Veritas-bu

[Veritas-bu] choice of master/media server platform

2005-10-26 04:10:26
Subject: [Veritas-bu] choice of master/media server platform
From: cballowe AT gmail DOT com (Charles Ballowe)
Date: Wed, 26 Oct 2005 03:10:26 -0500
Given those requirements, I'd go with 3 v240s -- i don't know what the
real prices are, I pay educational pricing. I think a 2 cpu, 2g ram
v240 is at about $7K list -- but then you need the HBAs or whatever
you're going to be using to connect to the tape drives. The HBAs can
run $1-2K each.

In the grand scheme of things, though, you're going to be paying more
for the netbackup licenses than you are for hardware. 300 client
licenses is something like $200K, database licenses are expensive, SSO
licenses are expensive, tape drives are expensive. Server hardware
isn't where your expense is going to come from. In any large software
implementation, it's never the server hardware. Go with what you know
and what work best for your environment. If your project budget is so
tight that you need to trim 5% of the overall budget - re-evaluate
that choice.

-Charlie

On 10/26/05, Guang Yu Liu <gliu AT macquarietelecom DOT com> wrote:
>
> Thanks Dave,
> Our projected size requirement will be upto 300 clients and 15T total full.
> Most of our policies will be 1 full and six incremental per week. Assuming
> 20% change for incrementals we'd be looking about 5 - 7T per 8hr night
> backup window. That'd be roughly 230MBps. Would one V440 be able to handle
> this kind of throughput? The management has an argument that one V440 cost
> more than three Windows boxes with similar (or better) speed.

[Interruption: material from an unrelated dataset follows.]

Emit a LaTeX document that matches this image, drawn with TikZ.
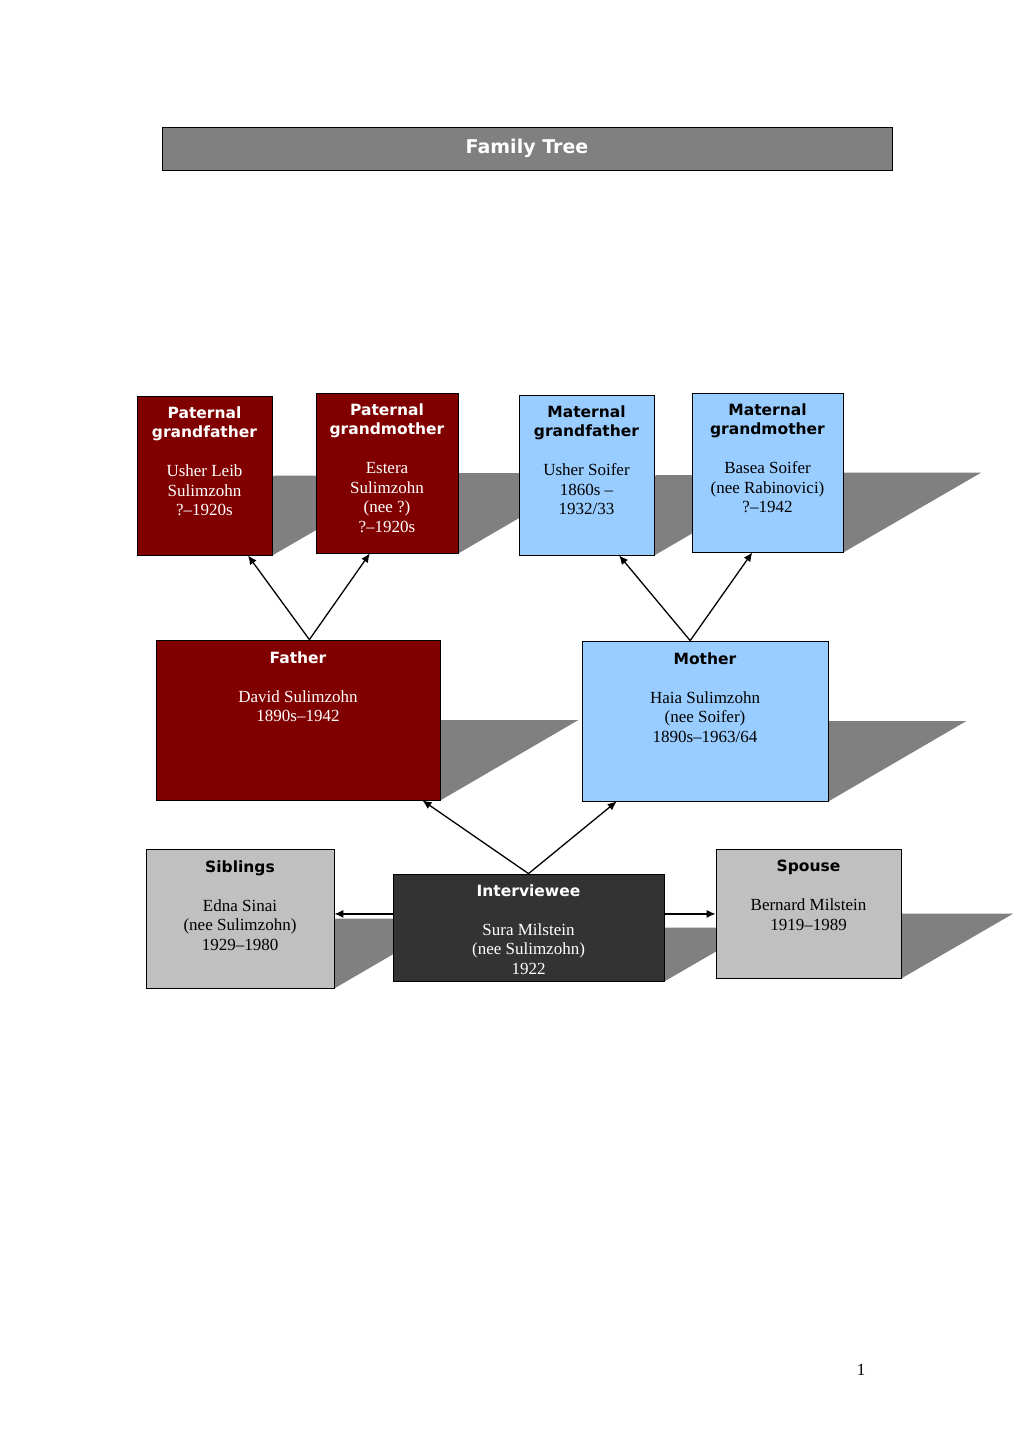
\documentclass[tikz,border=0pt]{standalone}
\usepackage{fontspec}
\setmainfont{Liberation Serif}
\newfontfamily\headfont{DejaVu Sans}
\usetikzlibrary{
	arrows.meta,
	positioning,
	calc,
	backgrounds
}
\definecolor{paternal}{RGB}{128,0,0}
\definecolor{maternal}{RGB}{153,204,255}
\definecolor{relative}{RGB}{192,192,192}
\definecolor{self}{RGB}{51,51,51}
\definecolor{shadowgray}{RGB}{128,128,128}
\newcommand{\hd}[1]{{\headfont\bfseries\fontsize{15.5}{19.5}\selectfont #1}}
\tikzset{
	person/.style={draw=black, line width=.8pt},
	who/.style={align=center, inner sep=0pt, font=\fontsize{17}{19.5}\selectfont},
	link/.style={line width=1.3pt, -{Latex[length=9pt,width=8pt]}},
	castshadow/.style={fill=shadowgray}
}
\begin{document}
\begin{tikzpicture}[x=1pt, y=-1pt]

		\useasboundingbox (0,0) rectangle (1020,1443);

		\node[person, fill=shadowgray, minimum width=730, minimum height=43, text=white, font=\headfont\bfseries\fontsize{19}{22}\selectfont] (title) at (527,148.5) {Family Tree};

		\node[person, fill=paternal, minimum width=135, minimum height=159] (PGF) at (204.5,475.5) {};
		\node[person, fill=paternal, minimum width=142, minimum height=160] (PGM) at (387,473) {};
		\node[person, fill=maternal, minimum width=135, minimum height=160] (MGF) at (586.5,475) {};
		\node[person, fill=maternal, minimum width=151, minimum height=159] (MGM) at (767.5,472.5) {};

		\node[person, fill=paternal, minimum width=284, minimum height=160] (F) at (298,720) {};
		\node[person, fill=maternal, minimum width=246, minimum height=160] (M) at (705,721) {};

		\node[person, fill=relative, minimum width=188, minimum height=139] (S) at (240,918.5) {};
		\node[person, fill=self, minimum width=271, minimum height=107] (I) at (528.5,927.5) {};
		\node[person, fill=relative, minimum width=185, minimum height=129] (Sp) at (808.5,913.5) {};

		\begin{scope}[on background layer]
			\foreach \n/\d in {PGF/138, PGM/138, MGF/138, MGM/138, F/138, M/138, S/120, I/93, Sp/112}
				\fill[castshadow] (\n.south west) -- (\n.south east) -- ($(\n.east)+(\d,0)$) -- ($(\n.west)+(\d,0)$) -- cycle;
		\end{scope}

		\node[who, text=white, below=10.5pt of PGF.north] (PGFt) {\hd{Paternal}\\\hd{grandfather}\\[19.5pt]Usher Leib\\Sulimzohn\\?--1920s};
		\node[who, text=white, below=10.5pt of PGM.north] (PGMt) {\hd{Paternal}\\\hd{grandmother}\\[19.5pt]Estera\\Sulimzohn\\(nee ?)\\?--1920s};
		\node[who, below=10.5pt of MGF.north] (MGFt) {\hd{Maternal}\\\hd{grandfather}\\[19.5pt]Usher Soifer\\1860s --\\1932/33};
		\node[who, below=10.5pt of MGM.north] (MGMt) {\hd{Maternal}\\\hd{grandmother}\\[19.5pt]Basea Soifer\\(nee Rabinovici)\\?--1942};

		\node[who, text=white, below=11.5pt of F.north] (Ft) {\hd{Father}\\[19.5pt]David Sulimzohn\\1890s--1942};
		\node[who, below=11.5pt of M.north] (Mt) {\hd{Mother}\\[19.5pt]Haia Sulimzohn\\(nee Soifer)\\1890s--1963/64};

		\node[who, below=11.5pt of S.north] (St) {\hd{Siblings}\\[19.5pt]Edna Sinai\\(nee Sulimzohn)\\1929--1980};
		\node[who, text=white, below=10.5pt of I.north] (It) {\hd{Interviewee}\\[19.5pt]Sura Milstein\\(nee Sulimzohn)\\1922};
		\node[who, below=11.5pt of Sp.north] (Spt) {\hd{Spouse}\\[19.5pt]Bernard Milstein\\1919--1989};

		\draw[link] ($(F.north west)!.54!(F.north east)$) -- ($(PGF.south west)!.82!(PGF.south east)$);
		\draw[link] ($(F.north west)!.54!(F.north east)$) -- ($(PGM.south west)!.38!(PGM.south east)$);
		\draw[link] ($(M.north west)!.44!(M.north east)$) -- ($(MGF.south west)!.74!(MGF.south east)$);
		\draw[link] ($(M.north west)!.44!(M.north east)$) -- ($(MGM.south west)!.40!(MGM.south east)$);

		\draw[link] (I.north) -- ($(F.south west)!.937!(F.south east)$);
		\draw[link] (I.north) -- ($(M.south west)!.142!(M.south east)$);

		\coordinate (Iw) at ($(I.north west)!.374!(I.south west)$);
		\coordinate (Ie) at ($(I.north east)!.374!(I.south east)$);
		\draw[link] (Iw) -- (Iw -| S.east);
		\draw[link] (Ie) -- (Ie -| Sp.west);

		\node[font=\fontsize{17}{20}\selectfont] (page) at (861,1370) {1};

	\end{tikzpicture}
\end{document}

But if one
> V440 can handle the load and more stable the argument would be stronger for
> us.
>
> cheers
> Guang
>
> -----Original Message-----
> From: Cornely, David [mailto:David_Cornely AT intuit DOT com]
> Sent: Wednesday, October 26, 2005 12:51 PM
> To: 'veritas-bu AT mailman.eng.auburn DOT edu'
> Subject: RE: [Veritas-bu] choice of master/media server platform
>
>
>
>
> Well, I think it really depends on how much data you need to push to tape in
> a given time frame and the growth you expect.
>
> It is true that Sun leaves a bit to be desired in their rather low number of
> high-speed buses (I suspect market forces determine that type of thing) but
> if it meets your needs then I say stick with Sun.  We use a number of v440's
> for media servers and spec'd them to push about 12TB a day with 4-6 hours to
> spare.  This has been the case and the fiber connected drives we use operate
> wonderfully in terms of speed across these buses.
>
>
>
> I can say that in my experience tape drives in general are a lot less stable
> on the Window's media servers that I've used, lots of ghost drives and
> reboots are almost always part of fixing any little problem.  Stick with a
> Unix media server if at all possible.
>
>
>
> -Dave
>
>
>
> -----Original Message-----
> From: veritas-bu-admin AT mailman.eng.auburn DOT edu
> [mailto:veritas-bu-admin AT mailman.eng.auburn DOT edu] On Behalf
> Of Guang Yu Liu
> Sent: Tuesday, October 25, 2005 19:00
> To: 'veritas-bu AT mailman.eng.auburn DOT edu'
> Subject: [Veritas-bu] choice of master/media server platform
>
>
>
> Hi all,
>         I know there were some debates before regarding OS choices for NBU
> but I'd like to ask one particular question. This was coming from an
> external consultant.
>
>         Background: I am a Unix guys so normally are biased towards
> stability/flexibility etc of *nix. But the consultant told us that since
> backups are mainly using I/Os, the buses should be an important deciding
> factor as well. He went out and found that even the most expensive of Sun
> servers tend to have PCI buses with 66MHZ only (most with 33MHZ) and most of
> the Intel boxes have 133MHZ PCI buses. He strongly suggested that we pick
> Windows for that.
>
>         Your opinions?
>
> many thanks
> Guang
> Macquarie Telecom - delivering value for business and government.